--- Begin DATASET CONTENT ---

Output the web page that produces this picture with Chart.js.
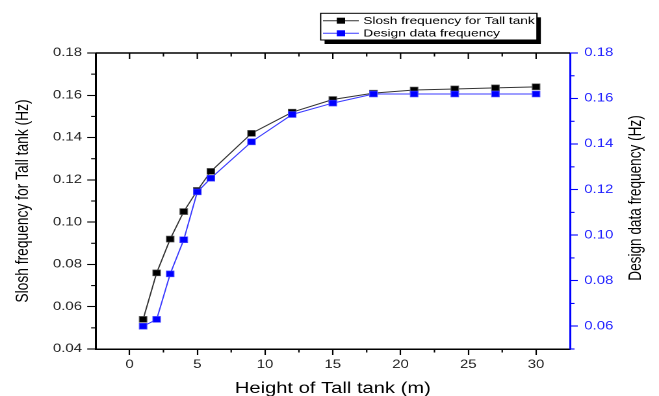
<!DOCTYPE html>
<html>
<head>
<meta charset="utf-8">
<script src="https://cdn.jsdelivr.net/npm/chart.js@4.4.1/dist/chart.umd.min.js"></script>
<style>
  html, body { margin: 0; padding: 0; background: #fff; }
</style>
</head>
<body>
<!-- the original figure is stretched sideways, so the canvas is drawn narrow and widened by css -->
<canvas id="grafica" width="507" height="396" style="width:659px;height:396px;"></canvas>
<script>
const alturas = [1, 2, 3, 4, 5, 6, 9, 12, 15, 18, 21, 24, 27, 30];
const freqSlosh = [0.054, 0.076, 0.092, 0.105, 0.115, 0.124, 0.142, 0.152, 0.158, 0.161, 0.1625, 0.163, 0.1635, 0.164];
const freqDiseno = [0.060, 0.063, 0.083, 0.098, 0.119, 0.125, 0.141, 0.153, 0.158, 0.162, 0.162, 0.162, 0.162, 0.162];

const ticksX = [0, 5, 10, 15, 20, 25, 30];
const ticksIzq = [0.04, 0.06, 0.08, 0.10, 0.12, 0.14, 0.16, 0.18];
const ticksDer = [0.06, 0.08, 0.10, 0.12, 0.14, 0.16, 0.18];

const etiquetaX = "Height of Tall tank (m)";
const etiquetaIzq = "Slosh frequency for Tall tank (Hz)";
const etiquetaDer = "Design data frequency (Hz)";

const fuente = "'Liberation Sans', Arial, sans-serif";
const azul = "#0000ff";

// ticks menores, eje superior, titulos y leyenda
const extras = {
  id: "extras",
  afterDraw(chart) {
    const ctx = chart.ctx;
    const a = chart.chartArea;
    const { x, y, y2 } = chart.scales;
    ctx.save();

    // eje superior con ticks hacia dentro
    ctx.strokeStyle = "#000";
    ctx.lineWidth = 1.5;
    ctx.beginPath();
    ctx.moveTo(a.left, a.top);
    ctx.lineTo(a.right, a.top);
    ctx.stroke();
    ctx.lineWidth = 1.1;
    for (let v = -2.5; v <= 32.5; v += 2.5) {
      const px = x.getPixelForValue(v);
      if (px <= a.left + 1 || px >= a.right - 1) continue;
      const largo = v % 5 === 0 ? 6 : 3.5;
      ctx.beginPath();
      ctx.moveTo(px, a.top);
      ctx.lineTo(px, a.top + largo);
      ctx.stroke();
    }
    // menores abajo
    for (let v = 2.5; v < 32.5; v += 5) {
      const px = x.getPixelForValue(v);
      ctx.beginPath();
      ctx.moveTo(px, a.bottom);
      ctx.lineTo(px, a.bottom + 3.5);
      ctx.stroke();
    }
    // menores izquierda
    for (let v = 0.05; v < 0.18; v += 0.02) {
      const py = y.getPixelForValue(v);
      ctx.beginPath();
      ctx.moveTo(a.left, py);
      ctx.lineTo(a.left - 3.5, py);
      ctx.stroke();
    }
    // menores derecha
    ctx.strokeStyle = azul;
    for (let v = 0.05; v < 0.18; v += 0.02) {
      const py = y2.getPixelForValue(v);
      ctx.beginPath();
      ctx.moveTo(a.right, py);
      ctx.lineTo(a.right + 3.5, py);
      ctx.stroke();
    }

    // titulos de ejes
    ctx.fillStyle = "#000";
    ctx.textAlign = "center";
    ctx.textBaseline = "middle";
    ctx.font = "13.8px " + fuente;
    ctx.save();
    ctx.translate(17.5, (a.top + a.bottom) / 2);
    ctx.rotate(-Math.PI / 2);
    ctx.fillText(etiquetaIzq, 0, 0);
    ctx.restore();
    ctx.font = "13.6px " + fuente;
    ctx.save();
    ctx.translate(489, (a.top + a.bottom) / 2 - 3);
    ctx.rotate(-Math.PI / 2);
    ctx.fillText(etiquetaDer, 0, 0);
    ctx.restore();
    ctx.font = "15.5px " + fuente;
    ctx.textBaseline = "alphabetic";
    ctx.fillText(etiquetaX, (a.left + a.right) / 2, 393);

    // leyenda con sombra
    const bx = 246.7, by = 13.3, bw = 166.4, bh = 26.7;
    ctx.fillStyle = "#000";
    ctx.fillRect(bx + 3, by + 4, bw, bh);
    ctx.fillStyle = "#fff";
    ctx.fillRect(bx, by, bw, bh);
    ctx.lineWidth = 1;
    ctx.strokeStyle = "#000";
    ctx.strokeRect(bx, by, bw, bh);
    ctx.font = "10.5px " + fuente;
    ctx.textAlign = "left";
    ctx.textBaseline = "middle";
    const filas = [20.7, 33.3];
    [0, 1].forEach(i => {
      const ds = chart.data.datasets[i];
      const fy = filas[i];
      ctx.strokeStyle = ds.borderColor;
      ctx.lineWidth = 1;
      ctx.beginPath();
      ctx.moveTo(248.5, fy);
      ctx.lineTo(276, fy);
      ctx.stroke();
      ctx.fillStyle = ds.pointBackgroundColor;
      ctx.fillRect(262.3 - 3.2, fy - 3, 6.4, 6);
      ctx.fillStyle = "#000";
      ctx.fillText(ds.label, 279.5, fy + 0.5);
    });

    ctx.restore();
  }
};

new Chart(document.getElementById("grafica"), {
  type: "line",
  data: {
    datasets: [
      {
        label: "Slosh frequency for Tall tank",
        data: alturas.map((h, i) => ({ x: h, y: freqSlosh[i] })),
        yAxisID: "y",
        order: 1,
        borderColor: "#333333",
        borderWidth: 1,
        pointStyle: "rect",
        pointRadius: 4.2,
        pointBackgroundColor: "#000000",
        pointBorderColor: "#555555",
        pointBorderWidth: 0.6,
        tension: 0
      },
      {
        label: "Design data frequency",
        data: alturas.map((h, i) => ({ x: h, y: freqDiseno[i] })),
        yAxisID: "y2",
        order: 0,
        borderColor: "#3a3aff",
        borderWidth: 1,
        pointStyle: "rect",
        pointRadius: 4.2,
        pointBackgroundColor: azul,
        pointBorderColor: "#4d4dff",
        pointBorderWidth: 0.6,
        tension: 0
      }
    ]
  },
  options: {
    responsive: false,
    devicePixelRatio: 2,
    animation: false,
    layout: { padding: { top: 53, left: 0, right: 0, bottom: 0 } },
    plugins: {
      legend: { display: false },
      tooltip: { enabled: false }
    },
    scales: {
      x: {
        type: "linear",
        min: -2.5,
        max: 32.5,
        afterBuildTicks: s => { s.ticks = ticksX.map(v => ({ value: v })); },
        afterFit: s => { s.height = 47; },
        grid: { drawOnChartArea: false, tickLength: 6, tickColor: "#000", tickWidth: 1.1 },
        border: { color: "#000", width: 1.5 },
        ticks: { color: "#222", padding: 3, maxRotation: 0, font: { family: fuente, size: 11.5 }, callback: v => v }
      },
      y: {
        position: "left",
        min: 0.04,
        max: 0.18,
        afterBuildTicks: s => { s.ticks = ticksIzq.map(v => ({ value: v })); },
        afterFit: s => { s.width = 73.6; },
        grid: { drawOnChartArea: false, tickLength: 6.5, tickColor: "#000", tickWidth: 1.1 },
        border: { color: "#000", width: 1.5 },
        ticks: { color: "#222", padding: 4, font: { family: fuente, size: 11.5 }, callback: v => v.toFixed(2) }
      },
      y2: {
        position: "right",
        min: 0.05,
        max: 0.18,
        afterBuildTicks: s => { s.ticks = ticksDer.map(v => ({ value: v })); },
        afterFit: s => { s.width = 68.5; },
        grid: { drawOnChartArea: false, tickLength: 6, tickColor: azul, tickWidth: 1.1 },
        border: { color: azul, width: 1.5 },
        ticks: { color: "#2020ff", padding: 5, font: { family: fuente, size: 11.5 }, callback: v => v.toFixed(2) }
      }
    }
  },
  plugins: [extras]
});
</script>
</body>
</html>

--- End DATASET CONTENT ---
--- Begin DATASET CONTENT ---

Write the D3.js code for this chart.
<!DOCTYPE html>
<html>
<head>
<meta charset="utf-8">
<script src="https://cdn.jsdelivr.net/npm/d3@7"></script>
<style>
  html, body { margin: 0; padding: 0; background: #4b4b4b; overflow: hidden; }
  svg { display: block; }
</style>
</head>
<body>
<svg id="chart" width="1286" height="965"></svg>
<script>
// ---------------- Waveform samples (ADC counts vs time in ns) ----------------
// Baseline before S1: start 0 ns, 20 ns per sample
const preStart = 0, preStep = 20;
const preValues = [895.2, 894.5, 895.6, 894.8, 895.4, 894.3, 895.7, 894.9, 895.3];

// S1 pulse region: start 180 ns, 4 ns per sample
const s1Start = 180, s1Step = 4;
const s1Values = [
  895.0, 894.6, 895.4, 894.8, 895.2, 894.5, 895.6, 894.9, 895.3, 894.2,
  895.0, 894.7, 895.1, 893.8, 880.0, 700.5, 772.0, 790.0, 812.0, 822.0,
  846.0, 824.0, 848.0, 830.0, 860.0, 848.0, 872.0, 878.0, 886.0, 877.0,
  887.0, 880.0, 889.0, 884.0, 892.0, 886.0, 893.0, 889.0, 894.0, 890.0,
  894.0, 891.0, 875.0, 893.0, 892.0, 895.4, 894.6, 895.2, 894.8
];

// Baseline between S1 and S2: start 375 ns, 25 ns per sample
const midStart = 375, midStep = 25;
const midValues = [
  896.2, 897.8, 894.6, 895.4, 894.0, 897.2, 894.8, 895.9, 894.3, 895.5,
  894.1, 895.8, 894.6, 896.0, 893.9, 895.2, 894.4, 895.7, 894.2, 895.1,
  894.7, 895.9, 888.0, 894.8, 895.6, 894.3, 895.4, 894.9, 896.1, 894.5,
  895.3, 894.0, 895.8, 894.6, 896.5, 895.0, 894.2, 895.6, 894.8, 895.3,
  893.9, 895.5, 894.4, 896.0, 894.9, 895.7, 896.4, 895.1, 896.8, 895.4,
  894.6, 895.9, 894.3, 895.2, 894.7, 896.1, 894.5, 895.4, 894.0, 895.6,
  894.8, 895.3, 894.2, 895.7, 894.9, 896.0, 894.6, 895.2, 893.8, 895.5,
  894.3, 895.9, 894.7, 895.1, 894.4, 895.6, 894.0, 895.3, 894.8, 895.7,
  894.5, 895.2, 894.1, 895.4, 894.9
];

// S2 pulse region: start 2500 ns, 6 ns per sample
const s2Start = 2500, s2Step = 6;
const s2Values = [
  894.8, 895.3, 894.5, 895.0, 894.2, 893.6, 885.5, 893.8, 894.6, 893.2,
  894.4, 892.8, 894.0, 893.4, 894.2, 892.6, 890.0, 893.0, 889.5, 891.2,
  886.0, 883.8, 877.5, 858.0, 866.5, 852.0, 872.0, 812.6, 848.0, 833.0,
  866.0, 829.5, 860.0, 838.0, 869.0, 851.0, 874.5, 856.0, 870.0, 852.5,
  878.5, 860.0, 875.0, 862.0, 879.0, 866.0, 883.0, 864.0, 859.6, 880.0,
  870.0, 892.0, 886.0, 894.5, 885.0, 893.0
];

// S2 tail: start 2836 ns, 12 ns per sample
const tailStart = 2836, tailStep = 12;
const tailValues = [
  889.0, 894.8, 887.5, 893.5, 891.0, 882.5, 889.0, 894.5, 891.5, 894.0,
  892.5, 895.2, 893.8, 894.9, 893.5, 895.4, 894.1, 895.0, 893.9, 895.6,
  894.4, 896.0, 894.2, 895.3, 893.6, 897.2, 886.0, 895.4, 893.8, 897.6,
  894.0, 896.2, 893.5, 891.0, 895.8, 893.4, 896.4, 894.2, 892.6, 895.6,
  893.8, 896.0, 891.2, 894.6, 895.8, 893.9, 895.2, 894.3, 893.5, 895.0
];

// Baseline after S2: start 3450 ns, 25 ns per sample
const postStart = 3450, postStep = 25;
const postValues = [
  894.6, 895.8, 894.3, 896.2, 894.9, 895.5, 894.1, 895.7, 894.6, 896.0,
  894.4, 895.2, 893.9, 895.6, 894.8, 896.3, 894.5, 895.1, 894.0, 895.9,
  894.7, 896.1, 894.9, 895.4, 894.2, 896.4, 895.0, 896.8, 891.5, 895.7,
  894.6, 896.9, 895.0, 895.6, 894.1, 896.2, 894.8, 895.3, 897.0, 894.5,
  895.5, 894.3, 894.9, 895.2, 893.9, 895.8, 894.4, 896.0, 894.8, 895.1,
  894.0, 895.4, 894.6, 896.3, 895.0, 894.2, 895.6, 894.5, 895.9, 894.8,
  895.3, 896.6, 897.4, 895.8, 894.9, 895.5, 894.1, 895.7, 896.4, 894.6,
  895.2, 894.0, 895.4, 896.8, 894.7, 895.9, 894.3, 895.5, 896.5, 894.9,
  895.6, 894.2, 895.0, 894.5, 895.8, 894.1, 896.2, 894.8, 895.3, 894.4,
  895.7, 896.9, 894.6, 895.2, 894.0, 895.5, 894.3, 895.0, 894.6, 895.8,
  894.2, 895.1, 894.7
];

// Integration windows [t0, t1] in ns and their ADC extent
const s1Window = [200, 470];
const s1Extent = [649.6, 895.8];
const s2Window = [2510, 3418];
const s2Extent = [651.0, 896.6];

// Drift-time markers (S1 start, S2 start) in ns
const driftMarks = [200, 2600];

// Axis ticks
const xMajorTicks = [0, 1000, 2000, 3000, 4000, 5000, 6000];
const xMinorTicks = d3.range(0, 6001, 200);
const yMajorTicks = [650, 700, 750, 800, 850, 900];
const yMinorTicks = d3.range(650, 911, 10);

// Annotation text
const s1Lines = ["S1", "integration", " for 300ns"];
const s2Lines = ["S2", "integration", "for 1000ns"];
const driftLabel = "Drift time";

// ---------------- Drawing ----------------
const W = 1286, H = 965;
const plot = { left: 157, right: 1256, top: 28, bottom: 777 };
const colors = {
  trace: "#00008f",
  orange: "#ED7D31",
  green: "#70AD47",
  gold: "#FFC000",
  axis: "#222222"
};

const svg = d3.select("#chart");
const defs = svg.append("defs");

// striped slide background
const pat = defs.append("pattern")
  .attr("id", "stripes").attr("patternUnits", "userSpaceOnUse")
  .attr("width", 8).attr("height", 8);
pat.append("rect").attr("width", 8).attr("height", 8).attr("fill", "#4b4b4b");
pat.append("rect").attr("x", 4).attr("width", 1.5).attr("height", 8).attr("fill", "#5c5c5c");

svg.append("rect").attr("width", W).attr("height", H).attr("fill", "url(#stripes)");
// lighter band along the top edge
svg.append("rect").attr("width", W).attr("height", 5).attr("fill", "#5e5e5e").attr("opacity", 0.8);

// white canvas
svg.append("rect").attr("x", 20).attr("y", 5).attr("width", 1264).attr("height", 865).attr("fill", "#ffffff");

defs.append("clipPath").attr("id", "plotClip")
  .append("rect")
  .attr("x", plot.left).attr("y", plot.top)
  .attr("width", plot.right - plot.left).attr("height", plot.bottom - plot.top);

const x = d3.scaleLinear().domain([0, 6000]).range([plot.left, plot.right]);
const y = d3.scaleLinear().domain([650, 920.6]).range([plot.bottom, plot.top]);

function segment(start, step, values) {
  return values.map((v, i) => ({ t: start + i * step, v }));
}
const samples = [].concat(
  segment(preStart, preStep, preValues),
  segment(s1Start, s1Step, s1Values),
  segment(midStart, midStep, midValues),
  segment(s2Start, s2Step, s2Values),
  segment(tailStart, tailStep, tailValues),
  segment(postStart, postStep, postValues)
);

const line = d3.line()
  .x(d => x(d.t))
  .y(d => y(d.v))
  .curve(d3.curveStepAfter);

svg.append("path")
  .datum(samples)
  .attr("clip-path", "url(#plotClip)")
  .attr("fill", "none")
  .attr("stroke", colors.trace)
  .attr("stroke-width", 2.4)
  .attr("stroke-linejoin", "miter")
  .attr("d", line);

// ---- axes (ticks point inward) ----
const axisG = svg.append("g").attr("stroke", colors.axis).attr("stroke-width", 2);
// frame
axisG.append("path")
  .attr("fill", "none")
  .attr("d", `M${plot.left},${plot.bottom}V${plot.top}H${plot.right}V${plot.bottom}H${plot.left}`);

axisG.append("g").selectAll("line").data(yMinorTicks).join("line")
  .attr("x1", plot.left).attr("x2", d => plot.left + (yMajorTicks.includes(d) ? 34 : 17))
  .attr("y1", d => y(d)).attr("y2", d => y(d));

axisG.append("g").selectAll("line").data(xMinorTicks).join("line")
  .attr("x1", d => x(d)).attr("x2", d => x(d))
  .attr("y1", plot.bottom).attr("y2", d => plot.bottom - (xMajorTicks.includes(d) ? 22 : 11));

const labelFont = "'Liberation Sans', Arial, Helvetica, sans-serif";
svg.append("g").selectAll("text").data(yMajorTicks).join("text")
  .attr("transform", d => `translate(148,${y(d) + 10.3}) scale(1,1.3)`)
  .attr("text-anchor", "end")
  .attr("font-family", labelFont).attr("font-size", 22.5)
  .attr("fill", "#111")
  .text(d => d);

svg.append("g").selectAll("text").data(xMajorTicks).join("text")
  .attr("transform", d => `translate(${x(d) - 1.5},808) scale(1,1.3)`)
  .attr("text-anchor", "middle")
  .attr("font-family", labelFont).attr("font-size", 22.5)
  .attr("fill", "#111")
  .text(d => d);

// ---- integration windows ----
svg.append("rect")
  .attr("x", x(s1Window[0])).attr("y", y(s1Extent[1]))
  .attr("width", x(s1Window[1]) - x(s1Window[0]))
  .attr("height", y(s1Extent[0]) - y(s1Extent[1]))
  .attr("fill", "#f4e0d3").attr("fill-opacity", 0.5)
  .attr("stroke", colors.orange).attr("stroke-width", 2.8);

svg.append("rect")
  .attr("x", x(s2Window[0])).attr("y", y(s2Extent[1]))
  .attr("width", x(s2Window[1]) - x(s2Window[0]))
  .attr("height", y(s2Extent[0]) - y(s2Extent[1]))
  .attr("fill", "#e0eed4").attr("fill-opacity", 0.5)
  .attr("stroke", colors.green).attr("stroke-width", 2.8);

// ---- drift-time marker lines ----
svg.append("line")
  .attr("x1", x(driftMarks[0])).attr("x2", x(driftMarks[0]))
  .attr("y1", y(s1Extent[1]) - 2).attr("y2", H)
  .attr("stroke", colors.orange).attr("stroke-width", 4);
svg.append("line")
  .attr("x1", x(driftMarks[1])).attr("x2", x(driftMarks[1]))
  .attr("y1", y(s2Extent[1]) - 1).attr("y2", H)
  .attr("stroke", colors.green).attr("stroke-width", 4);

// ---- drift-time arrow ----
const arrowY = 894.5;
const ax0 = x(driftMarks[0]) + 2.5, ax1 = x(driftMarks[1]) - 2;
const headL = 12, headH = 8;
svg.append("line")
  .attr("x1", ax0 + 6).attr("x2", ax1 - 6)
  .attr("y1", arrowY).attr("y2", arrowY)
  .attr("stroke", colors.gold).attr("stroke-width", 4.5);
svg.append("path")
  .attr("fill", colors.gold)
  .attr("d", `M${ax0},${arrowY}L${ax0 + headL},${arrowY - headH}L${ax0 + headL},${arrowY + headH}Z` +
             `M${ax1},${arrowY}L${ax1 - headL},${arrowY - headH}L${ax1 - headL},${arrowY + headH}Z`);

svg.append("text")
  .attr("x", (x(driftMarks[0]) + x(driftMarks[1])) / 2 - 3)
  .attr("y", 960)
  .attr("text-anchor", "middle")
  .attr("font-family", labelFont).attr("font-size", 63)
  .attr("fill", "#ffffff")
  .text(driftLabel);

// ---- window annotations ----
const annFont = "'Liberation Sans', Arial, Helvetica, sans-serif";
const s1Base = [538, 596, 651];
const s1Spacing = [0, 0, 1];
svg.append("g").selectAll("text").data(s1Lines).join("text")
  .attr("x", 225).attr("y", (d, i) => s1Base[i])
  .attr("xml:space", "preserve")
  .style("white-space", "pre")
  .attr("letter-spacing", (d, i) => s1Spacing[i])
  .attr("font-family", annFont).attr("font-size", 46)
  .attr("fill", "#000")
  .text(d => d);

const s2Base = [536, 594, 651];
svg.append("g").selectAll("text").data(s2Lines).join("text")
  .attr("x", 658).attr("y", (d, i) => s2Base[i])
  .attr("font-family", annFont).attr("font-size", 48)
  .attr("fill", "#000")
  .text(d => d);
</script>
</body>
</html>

--- End DATASET CONTENT ---

### [WHAT THE TASK ASKS]
Return exactly the lines from the one with "Output the web" to the one with "const ticksDer = [0.06, 0.08, 0.10, 0.12, 0.14, 0.16, 0.18];", inclusive, and nothing else; skip the pictures.

### [RESULT OF THIS TASK]
Output the web page that produces this picture with Chart.js.
<!DOCTYPE html>
<html>
<head>
<meta charset="utf-8">
<script src="https://cdn.jsdelivr.net/npm/chart.js@4.4.1/dist/chart.umd.min.js"></script>
<style>
  html, body { margin: 0; padding: 0; background: #fff; }
</style>
</head>
<body>
<!-- the original figure is stretched sideways, so the canvas is drawn narrow and widened by css -->
<canvas id="grafica" width="507" height="396" style="width:659px;height:396px;"></canvas>
<script>
const alturas = [1, 2, 3, 4, 5, 6, 9, 12, 15, 18, 21, 24, 27, 30];
const freqSlosh = [0.054, 0.076, 0.092, 0.105, 0.115, 0.124, 0.142, 0.152, 0.158, 0.161, 0.1625, 0.163, 0.1635, 0.164];
const freqDiseno = [0.060, 0.063, 0.083, 0.098, 0.119, 0.125, 0.141, 0.153, 0.158, 0.162, 0.162, 0.162, 0.162, 0.162];

const ticksX = [0, 5, 10, 15, 20, 25, 30];
const ticksIzq = [0.04, 0.06, 0.08, 0.10, 0.12, 0.14, 0.16, 0.18];
const ticksDer = [0.06, 0.08, 0.10, 0.12, 0.14, 0.16, 0.18];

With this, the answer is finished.